Solved – Deep learning: representation learning or classification

classificationdeep learningfeature selectiongraphical-modelneural networks

For classification, I have often heard about deep learning / deep neural networks as a form of representation learning. I am confused as to what "representation learning" means in this context. Which of the following is the case?

1) The output layer of the network gives a feature vector, with one output node per vector element. This feature vector is then passed into a classifier. As such, the output layer is learning a better "representation" of the data than the original input layer, which means it is more suitable when put through a classifier.

2) The output layer of the network gives a classification score for each class, with one output node per class. The score for each class is then the value of the respective output node.
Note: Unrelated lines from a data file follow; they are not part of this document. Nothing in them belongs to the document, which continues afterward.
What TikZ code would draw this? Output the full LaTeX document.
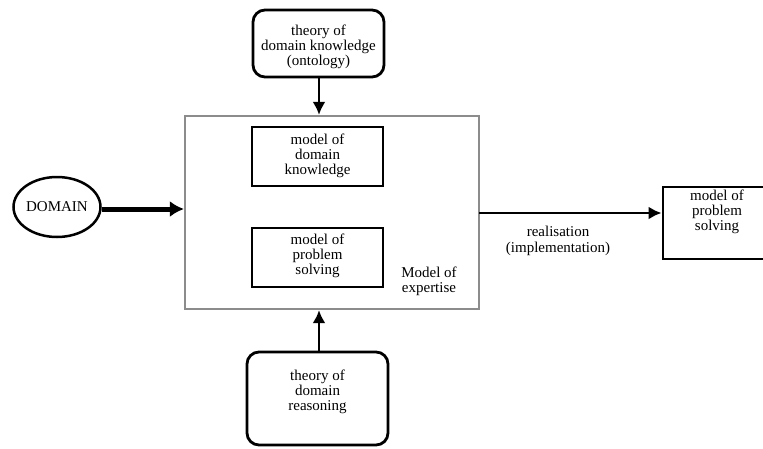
\documentclass[tikz,border=0pt]{standalone}
\usepackage{fontspec}
\setmainfont{Liberation Serif}
\usetikzlibrary{arrows.meta}
\begin{document}
\begin{tikzpicture}[x=1pt,y=-1pt,
  txt/.style={align=center,font=\fontsize{15}{15.3}\selectfont,inner sep=0pt},
  blackbox/.style={draw=black,line width=2.8pt,inner sep=0pt},
  roundbox/.style={blackbox,rounded corners=12pt},
  arr/.style={line width=2.8pt,-{Latex[length=13pt,width=13pt]}},
  thickarr/.style={line width=5pt,-{Latex[length=14pt,width=16pt]}}]
\useasboundingbox (0,0) rectangle (763,448);
% big box
\node[draw=black!45,line width=2.2pt,minimum width=294pt,minimum height=193pt,inner sep=0pt] (exp) at (332,212.5) {};
% inner boxes
\node[blackbox,minimum width=131pt,minimum height=59pt] (mdk) at (317.5,156.5) {};
\node[txt] (mdkt) at (317.5,156) {model of\\domain\\knowledge};
\node[blackbox,minimum width=131pt,minimum height=59pt] (mps) at (317.5,257.5) {};
\node[txt] (mpst) at (317.5,256) {model of\\problem\\solving};
\node[txt] (expt) at (429,281) {Model of\\expertise};
% top theory box
\node[roundbox,minimum width=131pt,minimum height=67pt] (tdk) at (318.5,43.5) {};
\node[txt] (tdkt) at (318.5,47) {theory of\\domain knowledge\\(ontology)};
% bottom theory box
\node[roundbox,minimum width=141pt,minimum height=93pt] (tdr) at (317.5,398.5) {};
\node[txt] (tdrt) at (317.5,392) {theory of\\domain\\reasoning};
% domain ellipse
\draw[line width=2.5pt] (57,207) ellipse (43.5pt and 30pt);
\coordinate (dom) at (102,209);
\node[txt] (domt) at (57,207) {DOMAIN};
% right box
\node[blackbox,minimum width=112pt,minimum height=72pt] (rps) at (719,223) {};
\node[txt] (rpst) at (717,212) {model of\\problem\\solving};
% connectors
\draw[thickarr] (dom) -- (exp.west |- dom);
\coordinate (tdkb) at (319,77);
\draw[arr] (tdkb) -- (tdkb |- exp.north);
\coordinate (tdrt2) at (319,352);
\draw[arr] (tdrt2) -- (tdrt2 |- exp.south);
\coordinate (realsrc) at (479,213);
\draw[arr] (realsrc) -- (rps.west |- realsrc);
\node[txt,font=\fontsize{15}{16.5}\selectfont] (real) at (558,241) {realisation\\(implementation)};
\end{tikzpicture}
\end{document}
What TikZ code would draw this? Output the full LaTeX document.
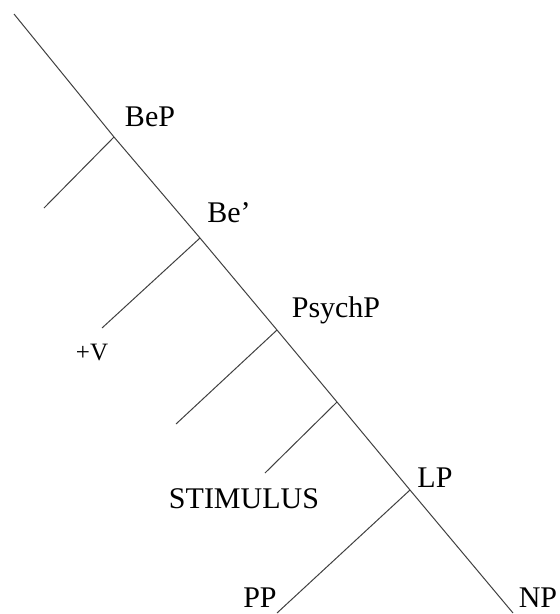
\documentclass[tikz,border=0pt]{standalone}
\usepackage{fontspec}
\setmainfont{Liberation Serif}
\usepackage{tikz}
\tikzset{
  Branch/.style={draw=black!75, line width=1pt},
  Lab/.style={font=\fontsize{30}{32}\selectfont, inner sep=0pt},
  SmallLab/.style={font=\fontsize{25}{27}\selectfont, inner sep=0pt}
}

\begin{document}
\begin{tikzpicture}[x=1pt, y=-1pt]
  \useasboundingbox (0,0) rectangle (560,614);

  % spine points
  \coordinate (top) at (14,14);
  \coordinate (bep) at (114,137);
  \coordinate (bebar) at (200,238);
  \coordinate (psychp) at (277,330);
  \coordinate (psychbar) at (337,402);
  \coordinate (lp) at (410,490);
  \coordinate (np) at (513,613);
  \coordinate (pp) at (277,613);

  % left leaves
  \coordinate (spec) at (44,208);
  \coordinate (v) at (102,328);
  \coordinate (exp) at (176,424);
  \coordinate (stim) at (265,473);

  \node[Lab] (lBeP) at (150,117) {BeP};
  \node[Lab] (lBe) at (229,213) {Be'};
  \node[Lab] (lPsychP) at (336,310) {PsychP};
  \node[Lab] (lLP) at (435,478) {LP};
  \node[Lab] (lStim) at (244,499) {STIMULUS};
  \node[SmallLab] (lV) at (92,352) {+V};
  \node[Lab] (lPP) at (260,598) {PP};
  \node[Lab] (lNP) at (538,598) {NP};

  \draw[Branch] (top)--(bep)--(bebar)--(psychp)--(psychbar)--(lp)--(np);
  \draw[Branch] (bep)--(spec);
  \draw[Branch] (bebar)--(v);
  \draw[Branch] (psychp)--(exp);
  \draw[Branch] (psychbar)--(stim);
  \draw[Branch] (lp)--(pp);
\end{tikzpicture}
\end{document}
Number 2 is the way I have seen artificial neural networks being used in the past, but number 1 is learning "representations". Which is the one used in deep learning?

Best Answer

In my opinion: it's both. It's referenced many times in the highly cited article on convolutional neural networks Gradient-Based Learning Applied to Document Recognition by Yann LeCun, Yoshua Bengio, Leon Bottou and Patrick Haffner.

The idea is that it is quite hard to hand-design a rich and complex feature hierarchy. For low level features, we see that conv-nets learn edges or color blobs. This makes intuitive sense and from early computer vision methods, we have some good quality hand-crafted edge feature detectors. But how to compose these features to form richer and more complex features is not a simple task to do by hand. And now imagine trying to design a 10-level feature hierarchy.

Instead what you can do is tie the representation learning and classification tasks together, as is done in deep networks. Now we allow the data to drive the feature learning mechanism.

Deep architectures are designed to learn a hierarchy of features from the data as opposed to ad-hoc hand-crafted features designed by humans. Most importantly, the features will be learned with the explicit objective of learning a hierarchical feature representation which obtains low error on a given loss function which measures the performance of our deep net. A priori, given some hand-crafted features, one does not know how good these features are for the task at hand. In this manner, desired high performance on the task at hand will drive the quality of the learned features and they become inextricably linked together.

This end-to-end training/classification pipeline has been a big idea when it comes to designing computer vision architectures.